To kill time before dinner, I browsed the gift shop of the Museum of Sex.
There were some of the usual things you’d see in a museum gift shop: T-shirts and magnets and books. Then there was sexual paraphernalia, some of which was pretty straightforward, like glow-in-the-dark condoms and hypoallergenic condoms and contoured condoms, various types of underwear, harnesses, and cylindrical objects the use of which was fairly obvious. I had to read the labels of some of the rings and tubes to understand what their purpose was, and then there were various pastel-colored knobbed oblong things that looked like objets d’art and were made out of a substance that felt like supple, luxurious rubber. They didn’t have any labels to read, so I guess their use was obvious to people who were shopping for them.
“Are you finding everything all right sir?” a friendly sales assistant asked me.
“Yes, fantastically,” I said, or something similar, with an enthusiasm that probably didn’t jibe with the bemused look on my face.
You can probably conjure up images in your mind of what a restaurant attached to the Museum of Sex would be like, and maybe Play, the restaurant that opened in October and is, in fact, attached to that museum, has some of what you expect. The décor celebrates what I’ll call the high sex era — that time in the 1960s through the early ’80s between the introduction of the birth control pill and the onset of AIDS, when the physical dangers of promiscuity were at an all-time low — so there are over-stuffed faux-leather couches and black lights. The music was varied, but it included psychedelic and funk tunes.

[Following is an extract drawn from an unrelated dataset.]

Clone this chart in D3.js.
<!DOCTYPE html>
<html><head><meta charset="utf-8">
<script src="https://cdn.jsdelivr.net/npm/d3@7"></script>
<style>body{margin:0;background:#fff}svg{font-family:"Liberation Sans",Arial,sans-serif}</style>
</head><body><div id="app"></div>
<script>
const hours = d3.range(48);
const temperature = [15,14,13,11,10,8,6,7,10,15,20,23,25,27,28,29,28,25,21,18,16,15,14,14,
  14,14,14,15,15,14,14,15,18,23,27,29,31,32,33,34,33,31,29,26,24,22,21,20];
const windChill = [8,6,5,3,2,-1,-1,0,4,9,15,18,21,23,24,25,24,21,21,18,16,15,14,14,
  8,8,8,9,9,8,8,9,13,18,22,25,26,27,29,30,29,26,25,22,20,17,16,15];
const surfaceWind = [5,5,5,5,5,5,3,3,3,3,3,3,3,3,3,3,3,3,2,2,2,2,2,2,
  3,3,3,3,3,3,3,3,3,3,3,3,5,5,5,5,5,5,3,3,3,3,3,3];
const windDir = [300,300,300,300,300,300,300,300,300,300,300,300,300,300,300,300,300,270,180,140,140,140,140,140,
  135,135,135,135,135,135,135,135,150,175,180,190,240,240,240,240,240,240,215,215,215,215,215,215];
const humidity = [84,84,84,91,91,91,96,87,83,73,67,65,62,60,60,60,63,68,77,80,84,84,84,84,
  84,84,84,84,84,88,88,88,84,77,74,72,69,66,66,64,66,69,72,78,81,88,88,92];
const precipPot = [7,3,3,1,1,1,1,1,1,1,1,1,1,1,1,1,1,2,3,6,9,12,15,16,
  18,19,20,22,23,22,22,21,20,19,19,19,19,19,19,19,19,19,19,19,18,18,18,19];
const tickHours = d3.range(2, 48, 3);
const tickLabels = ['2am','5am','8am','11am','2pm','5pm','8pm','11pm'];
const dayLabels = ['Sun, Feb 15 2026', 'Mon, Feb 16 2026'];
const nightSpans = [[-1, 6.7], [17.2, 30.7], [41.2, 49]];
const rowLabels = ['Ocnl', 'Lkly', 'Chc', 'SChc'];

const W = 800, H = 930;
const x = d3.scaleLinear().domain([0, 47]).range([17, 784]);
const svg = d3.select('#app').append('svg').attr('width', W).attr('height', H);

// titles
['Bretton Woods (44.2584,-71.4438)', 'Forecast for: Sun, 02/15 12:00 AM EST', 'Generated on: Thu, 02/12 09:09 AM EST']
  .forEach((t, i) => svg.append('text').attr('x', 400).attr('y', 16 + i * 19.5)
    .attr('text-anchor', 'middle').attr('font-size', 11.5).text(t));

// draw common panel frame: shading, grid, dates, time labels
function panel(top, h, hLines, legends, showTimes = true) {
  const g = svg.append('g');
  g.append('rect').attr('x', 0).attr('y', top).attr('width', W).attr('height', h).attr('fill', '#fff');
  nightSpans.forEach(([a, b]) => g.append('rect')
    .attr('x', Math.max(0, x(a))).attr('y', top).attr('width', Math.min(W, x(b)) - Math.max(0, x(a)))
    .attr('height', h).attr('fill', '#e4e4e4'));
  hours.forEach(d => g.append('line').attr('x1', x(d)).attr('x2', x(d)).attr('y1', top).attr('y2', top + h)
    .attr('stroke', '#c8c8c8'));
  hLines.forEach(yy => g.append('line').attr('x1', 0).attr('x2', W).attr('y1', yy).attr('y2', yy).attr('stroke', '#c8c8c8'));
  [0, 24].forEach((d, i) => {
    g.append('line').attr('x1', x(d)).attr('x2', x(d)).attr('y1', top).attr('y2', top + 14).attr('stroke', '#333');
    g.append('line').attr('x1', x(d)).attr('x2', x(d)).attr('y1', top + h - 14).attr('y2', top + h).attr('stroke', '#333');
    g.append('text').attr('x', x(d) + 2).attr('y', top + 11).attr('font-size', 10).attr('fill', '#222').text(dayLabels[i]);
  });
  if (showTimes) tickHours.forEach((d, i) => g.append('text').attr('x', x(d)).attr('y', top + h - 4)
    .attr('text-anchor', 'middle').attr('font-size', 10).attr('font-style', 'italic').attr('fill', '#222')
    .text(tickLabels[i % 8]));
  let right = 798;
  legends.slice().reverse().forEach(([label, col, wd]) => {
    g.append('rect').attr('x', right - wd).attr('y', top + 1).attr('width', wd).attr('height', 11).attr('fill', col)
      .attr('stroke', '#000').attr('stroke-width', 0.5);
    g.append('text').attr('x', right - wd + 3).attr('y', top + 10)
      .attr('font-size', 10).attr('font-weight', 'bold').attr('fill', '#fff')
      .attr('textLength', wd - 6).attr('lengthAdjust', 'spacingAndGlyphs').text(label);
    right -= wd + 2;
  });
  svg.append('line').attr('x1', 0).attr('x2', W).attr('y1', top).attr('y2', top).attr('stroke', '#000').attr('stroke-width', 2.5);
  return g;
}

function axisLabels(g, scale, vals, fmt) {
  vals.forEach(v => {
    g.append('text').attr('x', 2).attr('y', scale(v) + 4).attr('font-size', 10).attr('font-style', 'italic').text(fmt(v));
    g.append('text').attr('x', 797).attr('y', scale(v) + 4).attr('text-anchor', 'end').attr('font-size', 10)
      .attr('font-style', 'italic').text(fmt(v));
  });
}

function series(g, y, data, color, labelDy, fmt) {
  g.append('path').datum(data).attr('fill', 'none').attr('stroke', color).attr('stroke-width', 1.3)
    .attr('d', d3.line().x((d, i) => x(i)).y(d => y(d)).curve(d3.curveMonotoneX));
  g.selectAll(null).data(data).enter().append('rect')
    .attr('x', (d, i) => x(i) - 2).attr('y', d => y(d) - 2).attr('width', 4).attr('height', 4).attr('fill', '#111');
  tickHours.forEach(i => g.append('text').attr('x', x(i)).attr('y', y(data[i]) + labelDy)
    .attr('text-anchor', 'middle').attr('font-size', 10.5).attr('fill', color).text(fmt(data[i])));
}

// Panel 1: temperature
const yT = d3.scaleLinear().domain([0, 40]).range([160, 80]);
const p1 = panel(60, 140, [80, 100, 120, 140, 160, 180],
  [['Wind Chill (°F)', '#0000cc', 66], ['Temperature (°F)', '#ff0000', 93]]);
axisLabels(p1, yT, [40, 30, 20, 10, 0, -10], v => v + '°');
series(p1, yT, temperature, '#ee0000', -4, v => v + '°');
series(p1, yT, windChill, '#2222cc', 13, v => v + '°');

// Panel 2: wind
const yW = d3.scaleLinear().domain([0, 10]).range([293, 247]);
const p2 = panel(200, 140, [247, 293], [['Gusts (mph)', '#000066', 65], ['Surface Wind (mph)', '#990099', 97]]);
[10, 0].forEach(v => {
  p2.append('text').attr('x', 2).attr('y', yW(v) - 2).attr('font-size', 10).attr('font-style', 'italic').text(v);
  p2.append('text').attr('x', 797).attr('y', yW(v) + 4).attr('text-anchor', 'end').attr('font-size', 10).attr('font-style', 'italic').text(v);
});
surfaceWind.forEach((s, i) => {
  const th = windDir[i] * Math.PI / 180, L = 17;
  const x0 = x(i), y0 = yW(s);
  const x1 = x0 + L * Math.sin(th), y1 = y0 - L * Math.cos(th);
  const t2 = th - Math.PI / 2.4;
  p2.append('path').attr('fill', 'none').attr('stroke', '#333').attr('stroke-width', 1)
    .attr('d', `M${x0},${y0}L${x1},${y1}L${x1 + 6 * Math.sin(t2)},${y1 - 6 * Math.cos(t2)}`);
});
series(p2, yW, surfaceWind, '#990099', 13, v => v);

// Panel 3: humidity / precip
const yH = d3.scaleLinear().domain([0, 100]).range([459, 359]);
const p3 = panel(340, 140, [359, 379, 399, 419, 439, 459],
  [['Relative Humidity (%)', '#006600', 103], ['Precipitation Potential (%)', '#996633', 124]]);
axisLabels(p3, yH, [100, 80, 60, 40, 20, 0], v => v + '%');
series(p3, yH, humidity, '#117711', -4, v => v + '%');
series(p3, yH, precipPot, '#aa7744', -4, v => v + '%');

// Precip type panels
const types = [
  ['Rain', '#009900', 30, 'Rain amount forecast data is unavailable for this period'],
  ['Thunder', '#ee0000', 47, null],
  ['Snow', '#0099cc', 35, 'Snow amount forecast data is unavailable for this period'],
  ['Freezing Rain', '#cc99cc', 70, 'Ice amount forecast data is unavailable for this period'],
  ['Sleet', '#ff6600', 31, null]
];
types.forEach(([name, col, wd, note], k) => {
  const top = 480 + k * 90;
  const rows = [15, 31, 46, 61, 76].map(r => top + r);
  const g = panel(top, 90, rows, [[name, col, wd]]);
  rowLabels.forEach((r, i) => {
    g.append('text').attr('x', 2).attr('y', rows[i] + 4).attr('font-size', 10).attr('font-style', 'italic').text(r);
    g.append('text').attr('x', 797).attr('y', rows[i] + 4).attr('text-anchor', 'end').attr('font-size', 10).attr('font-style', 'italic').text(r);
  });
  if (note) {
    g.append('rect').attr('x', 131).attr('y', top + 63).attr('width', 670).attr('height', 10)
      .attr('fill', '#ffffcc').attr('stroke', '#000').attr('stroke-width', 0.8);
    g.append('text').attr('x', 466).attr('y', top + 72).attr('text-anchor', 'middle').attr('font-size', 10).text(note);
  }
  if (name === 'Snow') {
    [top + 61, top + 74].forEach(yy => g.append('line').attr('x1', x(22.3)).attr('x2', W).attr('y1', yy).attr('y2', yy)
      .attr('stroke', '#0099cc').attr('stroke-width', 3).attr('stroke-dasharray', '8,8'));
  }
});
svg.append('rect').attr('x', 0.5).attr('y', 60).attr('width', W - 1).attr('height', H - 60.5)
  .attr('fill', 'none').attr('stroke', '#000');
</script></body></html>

The menu is divided into three sexually suggestive categories: “Flirting,” “Fondling” and, well, use your imagination.
But the food and drinks are serious. In fact the chef is Ben Roche, former pastry chef of Moto in Chicago and arguably the most articulate of the early crop of American molecular gastronomy chefs who came to the fore seven or eight years ago.

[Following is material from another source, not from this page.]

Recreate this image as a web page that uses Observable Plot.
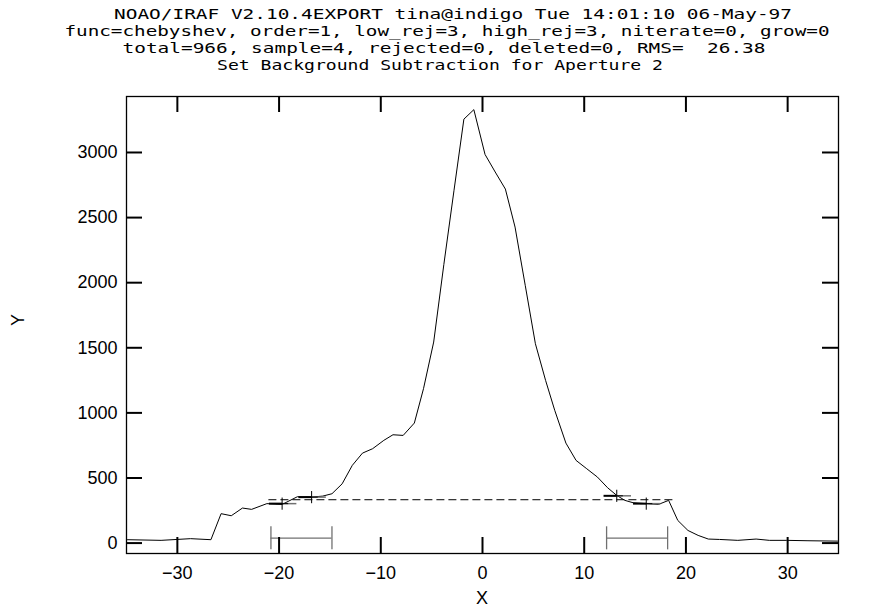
<!DOCTYPE html>
<html><head><meta charset="utf-8">
<script src="https://cdn.jsdelivr.net/npm/d3@7"></script>
<script src="https://cdn.jsdelivr.net/npm/@observablehq/plot@0.6"></script>
<style>body{margin:0;background:#fff}</style>
</head><body><div id="chart"></div>
<script>
// Title lines
const titleLines = [
  "NOAO/IRAF V2.10.4EXPORT tina@indigo Tue 14:01:10 06-May-97",
  "func=chebyshev, order=1, low_rej=3, high_rej=3, niterate=0, grow=0",
  "total=966, sample=4, rejected=0, deleted=0, RMS=  26.38",
  "Set Background Subtraction for Aperture 2"
];
// Aperture profile
const profileX = [-34.9,-31.6,-28.7,-26.7,-25.7,-24.7,-23.6,-22.7,-21.2,-19.7,-18.2,-16.8,-15.7,-14.8,-13.8,-12.8,-11.8,-10.8,-9.7,-8.8,-7.8,-6.7,-5.8,-4.8,-3.8,-2.8,-1.83,-0.85,0.25,1.25,2.25,3.2,4.2,5.2,6.2,7.1,8.2,9.2,10.2,11.3,12.3,13.2,14.0,14.8,16.1,17.3,18.3,19.2,20.2,21.2,22.2,23.3,25.1,26.9,28.2,29.9,32.0,34.9];
const profileY = [26,21,34,26,226,210,269,259,303,297,356,353,361,379,455,597,691,725,789,832,827,922,1186,1544,2140,2710,3256,3329,2985,2850,2719,2427,1980,1531,1250,1020,768,635,574,507,425,366,328,310,303,297,328,174,97,59,31,28,21,31,21,21,18,15];
// Axis ticks
const xTicks = [-30,-20,-10,0,10,20,30];
const yTicks = [0,500,1000,1500,2000,2500,3000];
// Background fit
const fitLevel = [333];
const fitStart = [-21];
const fitEnd = [19];
const bgStart = [-20.8, 12.2];
const bgEnd = [-14.8, 18.2];
const sampleX = [-19.7, -16.8, 13.2, 16.1];
const sampleY = [303, 353, 363, 303];

const profile = profileX.map((x, i) => ({x, y: profileY[i]}));
const fit = fitLevel.map((y, i) => ({y, x1: fitStart[i], x2: fitEnd[i]}));
const regions = bgStart.map((a, i) => ({a, b: bgEnd[i]}));
const samples = sampleX.map((x, i) => ({x, y: sampleY[i]}));

const W = 887, H = 612, mT = 96, mL = 126, mR = 49, mB = 59;
const pw = W - mL - mR, ph = H - mT - mB, tk = 16;
const barY = 38, capLo = -52, capHi = 125, gray = "#707070";

const chart = Plot.plot({
  width: W, height: H,
  marginTop: mT, marginLeft: mL, marginRight: mR, marginBottom: mB,
  style: {fontFamily: "'Liberation Sans', Arial, sans-serif", fontSize: "18px", background: "#fff", color: "#000"},
  x: {domain: [-35, 35], ticks: xTicks, tickSize: 0, tickPadding: 13, label: null, tickFormat: d => String(d).replace("-", "\u2212")},
  y: {domain: [-80, 3430], ticks: yTicks, tickSize: 0, tickPadding: 9, label: null, tickFormat: d => String(d)},
  marks: [
    Plot.ruleY(fit, {y: "y", x1: "x1", x2: "x2", stroke: "#000", strokeWidth: 1, strokeDasharray: "8,4"}),
    Plot.ruleY(regions, {y: () => barY, x1: "a", x2: "b", stroke: gray, strokeWidth: 1.3}),
    Plot.ruleX(regions, {x: "a", y1: () => capLo, y2: () => capHi, stroke: gray, strokeWidth: 1.3}),
    Plot.ruleX(regions, {x: "b", y1: () => capLo, y2: () => capHi, stroke: gray, strokeWidth: 1.3}),
    Plot.line(profile, {x: "x", y: "y", stroke: "#000", strokeWidth: 1}),
    Plot.link(samples, {x1: d => d.x - 1.3, x2: d => d.x, y1: "y", y2: "y", stroke: "#000", strokeWidth: 2}),
    Plot.link(samples, {x1: d => d.x, x2: d => d.x + 1.4, y1: "y", y2: "y", stroke: gray, strokeWidth: 1.5}),
    Plot.dot(samples, {x: "x", y: "y", symbol: "plus", r: 4, stroke: "#000", strokeWidth: 1}),
    Plot.tickX(xTicks, {x: d => d, insetTop: ph - tk, stroke: "#000", strokeWidth: 2}),
    Plot.tickX(xTicks, {x: d => d, insetBottom: ph - tk, stroke: "#000", strokeWidth: 2}),
    Plot.tickY(yTicks, {y: d => d, insetRight: pw - tk, stroke: "#000", strokeWidth: 2}),
    Plot.tickY(yTicks, {y: d => d, insetLeft: pw - tk, stroke: "#000", strokeWidth: 2}),
    Plot.frame({stroke: "#000", strokeWidth: 1.3})
  ]
});

const svg = d3.select(chart);
const tCenters = [453, 447, 444, 440];
const tWidths = [678, 765, 643, 446];
const tBase = [19, 36, 53, 70];
titleLines.forEach((t, i) => {
  svg.append("text")
    .attr("x", tCenters[i] - tWidths[i] / 2)
    .attr("y", tBase[i])
    .attr("text-anchor", "start")
    .attr("textLength", tWidths[i])
    .attr("lengthAdjust", "spacingAndGlyphs")
    .style("font-family", "'DejaVu Sans Mono', monospace")
    .style("font-size", "14.5px")
    .style("white-space", "pre")
    .attr("xml:space", "preserve")
    .attr("fill", "#000")
    .text(t);
});
svg.append("text").attr("x", mL + pw / 2).attr("y", 604)
  .attr("text-anchor", "middle").style("font-size", "18px").attr("fill", "#000").text("X");
svg.append("text").attr("transform", "translate(24,320) rotate(-90)")
  .attr("text-anchor", "middle").style("font-size", "18px").attr("fill", "#000").text("Y");

document.getElementById("chart").appendChild(chart);
</script>
</body></html>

Unlike some of the others, who would get lost in their own thoughts or wrapped up in technical details when trying to describe what they were doing, Ben would explain in his soothing baritone why, for example, he and Moto chef Homaro Cantu were using lasers to vaporize bits of cinnamon or vanilla and then using liquid nitrogen to reconstitute the smoke into tiny pellets (you can read about it here if you’re curious).
He’s not doing that at Play, but neither is he serving aphrodisiacs or food shaped like penises.

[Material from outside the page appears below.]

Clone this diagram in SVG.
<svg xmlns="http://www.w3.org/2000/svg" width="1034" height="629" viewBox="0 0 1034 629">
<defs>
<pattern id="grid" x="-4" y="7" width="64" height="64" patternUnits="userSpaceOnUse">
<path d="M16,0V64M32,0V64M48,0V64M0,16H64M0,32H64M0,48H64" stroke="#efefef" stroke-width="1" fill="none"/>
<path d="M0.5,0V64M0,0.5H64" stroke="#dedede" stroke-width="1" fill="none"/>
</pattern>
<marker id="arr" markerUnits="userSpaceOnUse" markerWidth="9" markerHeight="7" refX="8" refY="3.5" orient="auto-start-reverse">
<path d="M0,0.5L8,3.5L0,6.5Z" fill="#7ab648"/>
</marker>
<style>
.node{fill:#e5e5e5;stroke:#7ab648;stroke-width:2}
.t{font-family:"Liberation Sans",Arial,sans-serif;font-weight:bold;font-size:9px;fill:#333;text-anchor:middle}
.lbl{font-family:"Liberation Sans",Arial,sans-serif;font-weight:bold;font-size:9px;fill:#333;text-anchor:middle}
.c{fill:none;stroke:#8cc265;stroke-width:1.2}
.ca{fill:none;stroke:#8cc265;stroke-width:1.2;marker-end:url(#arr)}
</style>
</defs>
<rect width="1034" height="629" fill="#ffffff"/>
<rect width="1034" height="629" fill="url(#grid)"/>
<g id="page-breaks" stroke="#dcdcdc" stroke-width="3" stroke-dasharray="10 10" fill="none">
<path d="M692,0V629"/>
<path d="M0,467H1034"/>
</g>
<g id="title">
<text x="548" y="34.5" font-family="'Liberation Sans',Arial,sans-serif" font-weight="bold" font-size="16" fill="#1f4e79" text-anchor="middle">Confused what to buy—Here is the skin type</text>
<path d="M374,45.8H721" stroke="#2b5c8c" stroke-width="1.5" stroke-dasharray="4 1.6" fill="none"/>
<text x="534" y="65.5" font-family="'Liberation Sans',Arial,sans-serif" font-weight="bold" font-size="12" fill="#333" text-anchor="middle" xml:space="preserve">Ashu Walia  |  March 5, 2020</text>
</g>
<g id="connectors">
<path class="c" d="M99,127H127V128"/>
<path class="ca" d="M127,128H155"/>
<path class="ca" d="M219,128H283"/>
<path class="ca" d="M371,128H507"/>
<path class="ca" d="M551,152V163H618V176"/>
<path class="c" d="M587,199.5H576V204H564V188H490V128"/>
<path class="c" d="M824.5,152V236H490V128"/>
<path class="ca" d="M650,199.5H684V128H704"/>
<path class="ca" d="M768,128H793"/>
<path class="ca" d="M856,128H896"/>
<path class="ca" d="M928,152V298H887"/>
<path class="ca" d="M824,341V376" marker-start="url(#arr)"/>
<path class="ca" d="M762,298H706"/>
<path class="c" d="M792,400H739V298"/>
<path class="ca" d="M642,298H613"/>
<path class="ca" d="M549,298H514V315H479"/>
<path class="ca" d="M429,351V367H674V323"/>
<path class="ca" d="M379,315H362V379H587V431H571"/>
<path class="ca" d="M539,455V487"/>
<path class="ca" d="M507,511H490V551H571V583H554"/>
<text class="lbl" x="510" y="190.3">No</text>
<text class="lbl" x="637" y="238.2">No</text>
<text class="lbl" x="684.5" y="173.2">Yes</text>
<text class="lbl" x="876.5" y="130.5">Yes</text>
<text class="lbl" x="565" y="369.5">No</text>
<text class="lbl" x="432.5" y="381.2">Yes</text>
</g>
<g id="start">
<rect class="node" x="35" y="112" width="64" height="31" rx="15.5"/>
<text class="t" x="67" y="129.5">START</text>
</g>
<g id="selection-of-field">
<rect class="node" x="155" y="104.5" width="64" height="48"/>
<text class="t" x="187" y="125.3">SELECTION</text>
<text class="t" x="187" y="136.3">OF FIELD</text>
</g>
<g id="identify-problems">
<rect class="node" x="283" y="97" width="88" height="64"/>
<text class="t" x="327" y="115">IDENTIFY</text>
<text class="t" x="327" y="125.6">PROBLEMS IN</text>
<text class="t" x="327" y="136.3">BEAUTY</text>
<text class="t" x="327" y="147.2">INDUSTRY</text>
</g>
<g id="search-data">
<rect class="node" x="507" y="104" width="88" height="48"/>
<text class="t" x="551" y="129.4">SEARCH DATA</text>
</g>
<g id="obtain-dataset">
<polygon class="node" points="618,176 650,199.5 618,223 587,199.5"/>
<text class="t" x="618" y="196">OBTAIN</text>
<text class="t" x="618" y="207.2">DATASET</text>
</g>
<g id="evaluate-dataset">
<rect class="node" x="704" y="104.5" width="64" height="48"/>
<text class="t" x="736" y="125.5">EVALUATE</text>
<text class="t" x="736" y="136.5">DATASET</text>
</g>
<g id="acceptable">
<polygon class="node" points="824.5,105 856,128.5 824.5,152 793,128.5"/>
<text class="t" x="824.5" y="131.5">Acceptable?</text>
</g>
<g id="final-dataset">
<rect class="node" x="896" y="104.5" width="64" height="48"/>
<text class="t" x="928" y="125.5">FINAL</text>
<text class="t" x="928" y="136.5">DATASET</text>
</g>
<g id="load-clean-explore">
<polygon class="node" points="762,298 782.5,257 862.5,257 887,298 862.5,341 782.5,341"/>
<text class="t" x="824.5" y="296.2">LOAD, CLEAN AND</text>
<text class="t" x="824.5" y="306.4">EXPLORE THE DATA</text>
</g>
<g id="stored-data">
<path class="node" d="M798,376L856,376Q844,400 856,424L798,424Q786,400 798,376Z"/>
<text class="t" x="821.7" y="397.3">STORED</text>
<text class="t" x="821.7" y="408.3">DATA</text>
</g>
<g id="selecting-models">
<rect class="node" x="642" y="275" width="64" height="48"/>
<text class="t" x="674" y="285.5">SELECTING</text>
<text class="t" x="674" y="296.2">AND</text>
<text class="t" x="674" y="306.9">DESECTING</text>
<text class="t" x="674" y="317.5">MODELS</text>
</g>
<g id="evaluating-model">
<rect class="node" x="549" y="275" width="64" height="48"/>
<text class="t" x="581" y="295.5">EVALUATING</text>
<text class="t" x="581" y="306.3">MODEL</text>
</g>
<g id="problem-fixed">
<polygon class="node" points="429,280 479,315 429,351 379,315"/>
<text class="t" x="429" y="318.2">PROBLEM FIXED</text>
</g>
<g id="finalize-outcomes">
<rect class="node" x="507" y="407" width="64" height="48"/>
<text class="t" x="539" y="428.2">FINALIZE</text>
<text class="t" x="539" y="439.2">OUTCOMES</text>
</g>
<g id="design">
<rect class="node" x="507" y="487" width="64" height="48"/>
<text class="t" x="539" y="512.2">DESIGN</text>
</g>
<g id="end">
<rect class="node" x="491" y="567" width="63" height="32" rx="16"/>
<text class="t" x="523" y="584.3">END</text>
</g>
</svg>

Instead it’s serious bar food, such as rabbit confit with almond gazpacho sauce on focaccia; peanuts coated with Szechuan pepper, chile and cilantro; marinated octopus with Spanish, Greek and Thai dipping powders; bite-sized pieces of beef tongue in chimichurri. That sort of thing.
Don’t worry, Chicago, Ben Roche doesn't plan on staying in New York City. He’s just consulting at the restaurant and plans to return to the Windy City around the end of January.
Play’s drinks don’t have names like Sex on the Beach or Slippery Nipple, and they don’t taste like candy-flavored vodka. Jim Kearns — most recently of NoMad in New York but also formerly of Death & Co., Pegu Club and other bars known for their awesome cocktails — is heading up the program.
Among the drinks I sampled was Loose Women & Pickpockets, pictured at left. For that drink, Kearns used the fat from the rabbit confit — the one served on the focaccia — and steeped it in Cognac. Then he froze it so the fat floated to the top. He removed the fat and strained the Cognac. That process is called “fat washing” and is a way of bringing the flavors of fat into alcohol while also giving it a slightly more unctuous quality.
To me it made it taste like fried chicken batter, which isn’t at all a bad thing, and is a lot more subtle than that damn bacon you see everywhere. Loose Women & Pickpockets also had Cointreau, lemon, orange peel and bay leaf.
There are some more overtly sexual, downright fetishistic options at work at Play, such as their Crush Porn project (you’re just going to have to click on the link to learn about it, because I can’t bring myself to describe it).
There was also the Pareidolia, a viscous cocktail that looked like, well, let’s say it looked like diluted ouzo or Pastis, that Kearns poured onto a textured square plate. You consume it by lapping it up. It tastes citrusy with a little whisper of anise, although the flavor’s not the main point of the thing.
Inevitably some of it drips on your chin, and, well, that’s all I have to say about that.
November 25, 2013: This entry has been updated to more accurately reflect when the birth control pill was introduced.